El debate merece la pena, más aún, cuando se naturaliza que lo comercial supere a lo formativo y la recreación estudiantil sea considerada como algo ajeno a lo pedagógico.
La recreación se estratifica y las dificultades que desde lo económico se vinculan con la diversión ponen a este derecho como patrimonio de determinados sectores sociales la moral de la felicidad y el esparcimiento quedan íntimamente asociados con lo comercial. El tiempo libre y su planificación están puestos al servicio del consumo más que a un enriquecimiento espiritual y cultural del Hombre.

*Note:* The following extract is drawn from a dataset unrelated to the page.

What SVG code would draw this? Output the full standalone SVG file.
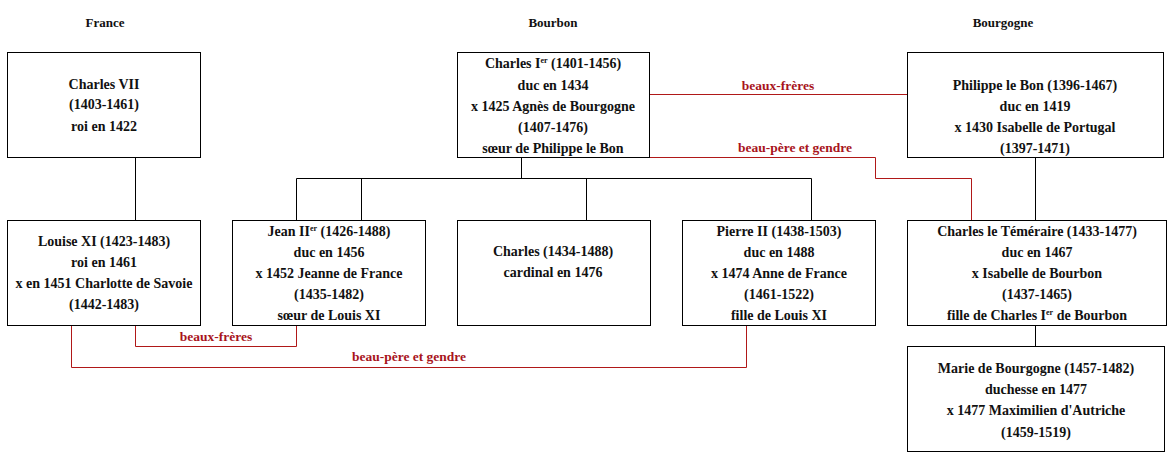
<svg xmlns="http://www.w3.org/2000/svg" width="1170" height="461" viewBox="0 0 1170 461">
<style>
text{font-family:"Liberation Serif","DejaVu Serif",serif;font-weight:bold;font-size:14px;fill:#111;text-anchor:middle}
text.t{font-size:13px}
.box{fill:#fff;stroke:#000;stroke-width:1}
.k{fill:none;stroke:#000;stroke-width:1}
.r{fill:none;stroke:#b01818;stroke-width:1}
text.rl{fill:#a8141c;font-size:13.5px}
.sup{font-size:8px}
</style>
<rect width="1170" height="461" fill="#fff"/>
<g id="titles">
<text class="t" x="105" y="27">France</text>
<text class="t" x="553" y="27">Bourbon</text>
<text class="t" x="1003" y="27">Bourgogne</text>
</g>
<g id="connectors">
<path class="k" d="M135.5 157V220"/>
<path class="k" d="M521.5 157V178.5M296.5 178.5H811.5M296.5 178.5V220M361.5 178.5V220M586.5 178.5V220M811.5 178.5V220"/>
<path class="k" d="M1035.5 157V220M1035.5 325V346"/>
<path class="r" d="M649 94.5H908"/>
<path class="r" d="M649 157.5H875.5V178.5H971.5V220"/>
<path class="r" d="M135.5 325V346.5H296.5V325"/>
<path class="r" d="M71.5 325V367.5H746.5V325"/>
<text class="rl" x="778" y="90">beaux-frères</text>
<text class="rl" x="795" y="152">beau-père et gendre</text>
<text class="rl" x="216" y="341">beaux-frères</text>
<text class="rl" x="409" y="361">beau-père et gendre</text>
</g>
<g id="charles7">
<rect class="box" x="7.5" y="52.5" width="193" height="105"/>
<text x="104" y="89">Charles VII</text>
<text x="104" y="109">(1403-1461)</text>
<text x="104" y="131">roi en 1422</text>
</g>
<g id="charles1">
<rect class="box" x="457.5" y="52.5" width="192" height="105"/>
<text x="553" y="68">Charles I<tspan class="sup" dy="-5">er</tspan><tspan dy="5"> (1401-1456)</tspan></text>
<text x="553" y="90">duc en 1434</text>
<text x="553" y="111">x 1425 Agnès de Bourgogne</text>
<text x="553" y="132">(1407-1476)</text>
<text x="553" y="153">sœur de Philippe le Bon</text>
</g>
<g id="philippe">
<rect class="box" x="907.5" y="52.5" width="256" height="105"/>
<text x="1035" y="90">Philippe le Bon (1396-1467)</text>
<text x="1035" y="111">duc en 1419</text>
<text x="1035" y="132">x 1430 Isabelle de Portugal</text>
<text x="1035" y="153">(1397-1471)</text>
</g>
<g id="louis11">
<rect class="box" x="7.5" y="220.5" width="193" height="105"/>
<text x="104" y="246">Louise XI (1423-1483)</text>
<text x="104" y="267">roi en 1461</text>
<text x="104" y="288">x en 1451 Charlotte de Savoie</text>
<text x="104" y="309">(1442-1483)</text>
</g>
<g id="jean2">
<rect class="box" x="232.5" y="220.5" width="193" height="105"/>
<text x="329" y="236">Jean II<tspan class="sup" dy="-5">er</tspan><tspan dy="5"> (1426-1488)</tspan></text>
<text x="329" y="257">duc en 1456</text>
<text x="329" y="278">x 1452 Jeanne de France</text>
<text x="329" y="299">(1435-1482)</text>
<text x="329" y="320">sœur de Louis XI</text>
</g>
<g id="cardinal">
<rect class="box" x="457.5" y="220.5" width="193" height="105"/>
<text x="553" y="256">Charles (1434-1488)</text>
<text x="553" y="277">cardinal en 1476</text>
</g>
<g id="pierre2">
<rect class="box" x="682.5" y="220.5" width="193" height="105"/>
<text x="779" y="236">Pierre II (1438-1503)</text>
<text x="779" y="257">duc en 1488</text>
<text x="779" y="278">x 1474 Anne de France</text>
<text x="779" y="299">(1461-1522)</text>
<text x="779" y="320">fille de Louis XI</text>
</g>
<g id="temeraire">
<rect class="box" x="907.5" y="220.5" width="259" height="105"/>
<text x="1037" y="236">Charles le Téméraire (1433-1477)</text>
<text x="1037" y="257">duc en 1467</text>
<text x="1037" y="278">x Isabelle de Bourbon</text>
<text x="1037" y="299">(1437-1465)</text>
<text x="1037" y="320">fille de Charles I<tspan class="sup" dy="-5">er</tspan><tspan dy="5"> de Bourbon</tspan></text>
</g>
<g id="marie">
<rect class="box" x="907.5" y="346.5" width="257" height="105"/>
<text x="1036" y="373">Marie de Bourgogne (1457-1482)</text>
<text x="1036" y="394">duchesse en 1477</text>
<text x="1036" y="415">x 1477 Maximilien d'Autriche</text>
<text x="1036" y="437">(1459-1519)</text>
</g>
</svg>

En este marco, el derecho al esparcimiento, vinculado con el turismo estudiantil, queda difuminado en las estructuras mercantilistas. La participación artística, cultural, recreativa y de esparcimiento quedan excluidos de los derechos que tiene que garantizar el Estado, igualando en oportunidades a los sectores menos favorecidos.
El pedagogo José Manuel Muñoz sostiene: “El esparcimiento debe ser entendido, entonces, como un espacio de crecimiento personal, de creación, recreación y participación en la sociedad, no sólo un tiempo en el que no se desarrollan actividades productivas u obligaciones personales. Es justamente durante este tiempo que las y los adolescentes desarrollan actividades que los ayudan a definir su identidad y a construir una vida autónoma”.
El derecho al esparcimiento no es un delirio del deber ser y su obligatoriedad para los Estados está reconocida en el artículo 31 de la Convención de Niños, Niñas y adolescentes, cuando sostiene que los Estados deben reconocer el derecho al descanso y el esparcimiento, al juego y a las actividades recreativas propias de su edad. El antecedente del Programa Federal de Turismo Educativo y Recreativo, que se implementó hasta hace un año, podría considerarse como uno de los puntos de partida para avanzar en este debate, sin embargo, el retroceso en las políticas públicas hizo retroceder varios casilleros a una ya retrasada “Oca”.